SET PROBLEM:
Write out the material exactly. Do not include the pictures.

INFORMATION PROVIDED:
Begin

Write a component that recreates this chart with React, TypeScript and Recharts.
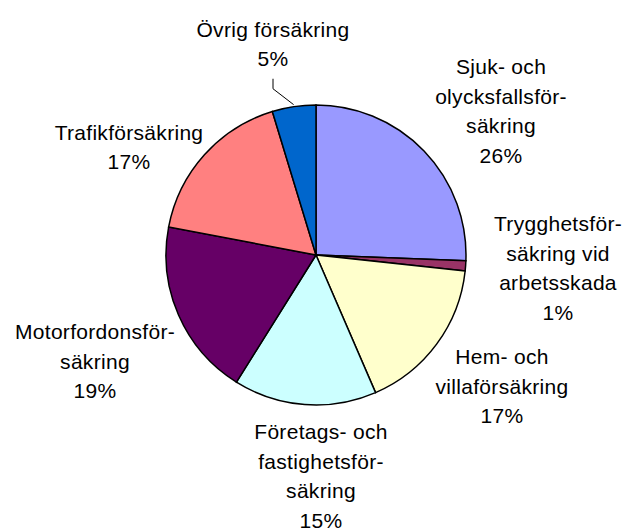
import { Cell, Pie, PieChart } from "recharts";

// kategorier (radbrytningar som i originalet)
const categories = [
  "Sjuk- och\nolycksfallsför-\nsäkring",
  "Trygghetsför-\nsäkring vid\narbetsskada",
  "Hem- och\nvillaförsäkring",
  "Företags- och\nfastighetsför-\nsäkring",
  "Motorfordonsför-\nsäkring",
  "Trafikförsäkring",
  "Övrig försäkring",
];

// andel i procent
const shares = [25.6, 1.1, 16.8, 15.4, 19.1, 17.3, 4.7];

const colors = ["#9999FF", "#993366", "#FFFFCC", "#CCFFFF", "#660066", "#FF8080", "#0066CC"];

// etikettblockens mitt relativt tårtans centrum
const labelOffsets: [number, number][] = [
  [185, -144],
  [242, 13],
  [186, 131],
  [5, 221],
  [-221, 106],
  [-187, -108],
  [-43, -211],
];

const data = categories.map((name, i) => ({ name, value: shares[i] }));

const FONT = 21;
const LINE_H = 29.5;
const RAD = Math.PI / 180;

function renderLabel(props: any) {
  const { cx, cy, midAngle, outerRadius, percent, index } = props;
  const lines = [...categories[index].split("\n"), `${Math.round(percent * 100)}%`];
  const [dx, dy] = labelOffsets[index];
  const x = cx + dx;
  const firstY = cy + dy - ((lines.length - 1) / 2) * LINE_H;
  let leader = null;
  if (index === 6) {
    const ex = cx + (outerRadius + 2) * Math.cos(-midAngle * RAD);
    const ey = cy + (outerRadius + 2) * Math.sin(-midAngle * RAD);
    const sy = firstY + (lines.length - 1) * LINE_H + 20;
    leader = (
      <polyline
        points={`${x},${sy} ${x},${sy + 10} ${ex},${ey}`}
        fill="none"
        stroke="#000"
        strokeWidth={1}
      />
    );
  }
  return (
    <g key={`lbl-${index}`}>
      {leader}
      <text
        x={x}
        y={firstY}
        textAnchor="middle"
        fontFamily="'Liberation Sans', Arial, sans-serif"
        fontSize={FONT}
        letterSpacing={0.3}
        fill="#000"
      >
        {lines.map((l, i) => (
          <tspan key={i} x={x} y={firstY + i * LINE_H + FONT * 0.36}>
            {l}
          </tspan>
        ))}
      </text>
    </g>
  );
}

export default function App() {
  return (
    <div style={{ position: "absolute", left: 0, top: 0, background: "#fff" }}>
      <PieChart width={625} height={528} margin={{ top: 0, right: 0, bottom: 0, left: 0 }}>
        <Pie
          data={data}
          dataKey="value"
          nameKey="name"
          cx={316}
          cy={255}
          outerRadius={150}
          startAngle={90}
          endAngle={-270}
          stroke="#000"
          strokeWidth={1.5}
          label={renderLabel}
          labelLine={false}
          isAnimationActive={false}
        >
          {data.map((_, i) => (
            <Cell key={i} fill={colors[i]} />
          ))}
        </Pie>
      </PieChart>
    </div>
  );
}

End

TASK ANSWER:
Write a component that recreates this chart with React, TypeScript and Recharts.
import { Cell, Pie, PieChart } from "recharts";

// kategorier (radbrytningar som i originalet)
const categories = [
  "Sjuk- och\nolycksfallsför-\nsäkring",
  "Trygghetsför-\nsäkring vid\narbetsskada",
  "Hem- och\nvillaförsäkring",
  "Företags- och\nfastighetsför-\nsäkring",
  "Motorfordonsför-\nsäkring",
  "Trafikförsäkring",
  "Övrig försäkring",
];

// andel i procent
const shares = [25.6, 1.1, 16.8, 15.4, 19.1, 17.3, 4.7];

const colors = ["#9999FF", "#993366", "#FFFFCC", "#CCFFFF", "#660066", "#FF8080", "#0066CC"];

// etikettblockens mitt relativt tårtans centrum
const labelOffsets: [number, number][] = [
  [185, -144],
  [242, 13],
  [186, 131],
  [5, 221],
  [-221, 106],
  [-187, -108],
  [-43, -211],
];

const data = categories.map((name, i) => ({ name, value: shares[i] }));

const FONT = 21;
const LINE_H = 29.5;
const RAD = Math.PI / 180;

function renderLabel(props: any) {
  const { cx, cy, midAngle, outerRadius, percent, index } = props;
  const lines = [...categories[index].split("\n"), `${Math.round(percent * 100)}%`];
  const [dx, dy] = labelOffsets[index];
  const x = cx + dx;
  const firstY = cy + dy - ((lines.length - 1) / 2) * LINE_H;
  let leader = null;
  if (index === 6) {
    const ex = cx + (outerRadius + 2) * Math.cos(-midAngle * RAD);
    const ey = cy + (outerRadius + 2) * Math.sin(-midAngle * RAD);
    const sy = firstY + (lines.length - 1) * LINE_H + 20;
    leader = (
      <polyline
        points={`${x},${sy} ${x},${sy + 10} ${ex},${ey}`}
        fill="none"
        stroke="#000"
        strokeWidth={1}
      />
    );
  }
  return (
    <g key={`lbl-${index}`}>
      {leader}
      <text
        x={x}
        y={firstY}
        textAnchor="middle"
        fontFamily="'Liberation Sans', Arial, sans-serif"
        fontSize={FONT}
        letterSpacing={0.3}
        fill="#000"
      >
        {lines.map((l, i) => (
          <tspan key={i} x={x} y={firstY + i * LINE_H + FONT * 0.36}>
            {l}
          </tspan>
        ))}
      </text>
    </g>
  );
}

export default function App() {
  return (
    <div style={{ position: "absolute", left: 0, top: 0, background: "#fff" }}>
      <PieChart width={625} height={528} margin={{ top: 0, right: 0, bottom: 0, left: 0 }}>
        <Pie
          data={data}
          dataKey="value"
          nameKey="name"
          cx={316}
          cy={255}
          outerRadius={150}
          startAngle={90}
          endAngle={-270}
          stroke="#000"
          strokeWidth={1.5}
          label={renderLabel}
          labelLine={false}
          isAnimationActive={false}
        >
          {data.map((_, i) => (
            <Cell key={i} fill={colors[i]} />
          ))}
        </Pie>
      </PieChart>
    </div>
  );
}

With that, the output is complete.